What does this say? 17,000 years later humanity is still competing in those same sports but now there are very large amounts of money that these same sports are generating. The question is why? Why will people pay $10,000 for a Super Bowl ticket? Why will people gamble hundreds of thousands of dollars on a boxing match? Why are professional athletes signing multi-million dollar contracts and sponsorship deals? The answer is demand.

People like sports. Sorry, people love sports! It goes back to the element of sports serving as a form of unwritten entertainment, making it unique from movies, plays, television shows … the list goes on. Competition sparks passion; that emotion that stems of one human clashing with another whether its in the ring, on the track, on the field, on the court, or on the ice.

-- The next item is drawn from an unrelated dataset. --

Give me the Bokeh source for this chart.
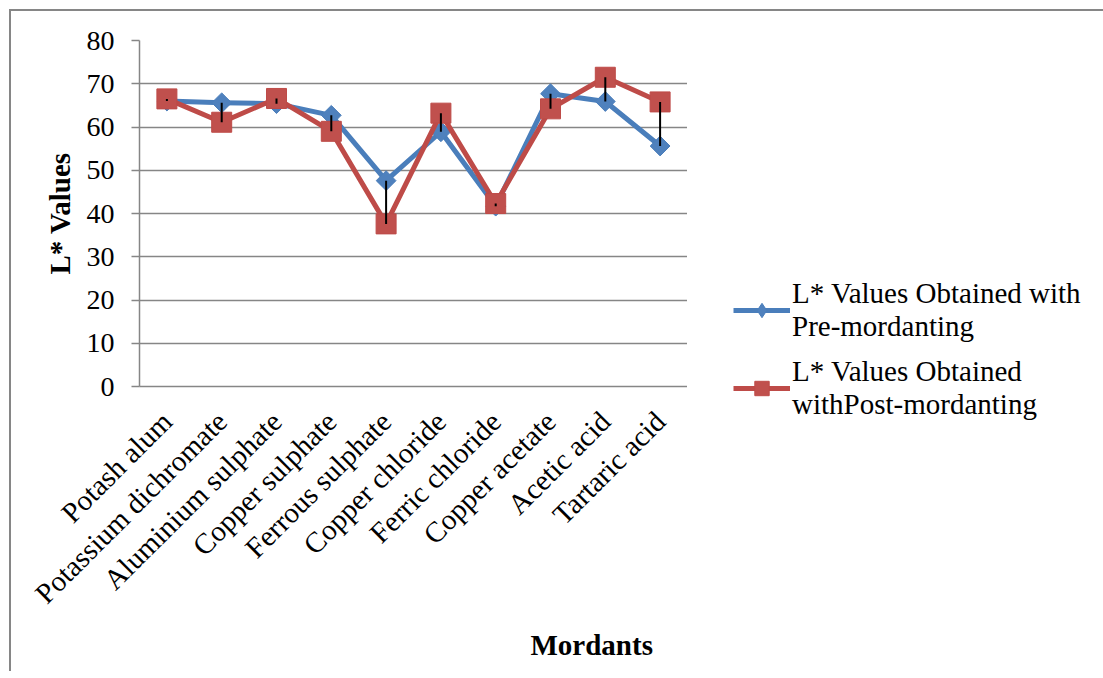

That passionate emotion starts with the competitors and emanates to the audience. This very nature of sport is what has turned it into what the sports business market is today. Between the food and memorabilia stands at the stadium, to media rights and sponsorship, the industry has been valued today of upwards of $600 billion dollars.

This number certainly disturbs some people. People ask today why do athletes earn so much money comparatively to other people in society? How do people earn so much money of amateur and college athletes who compete simply for “love of the game?” The answer is demand. And comparatively, to all the other various business industries in the world today, the sports business industry, I would argue, is one of the purest industries there is.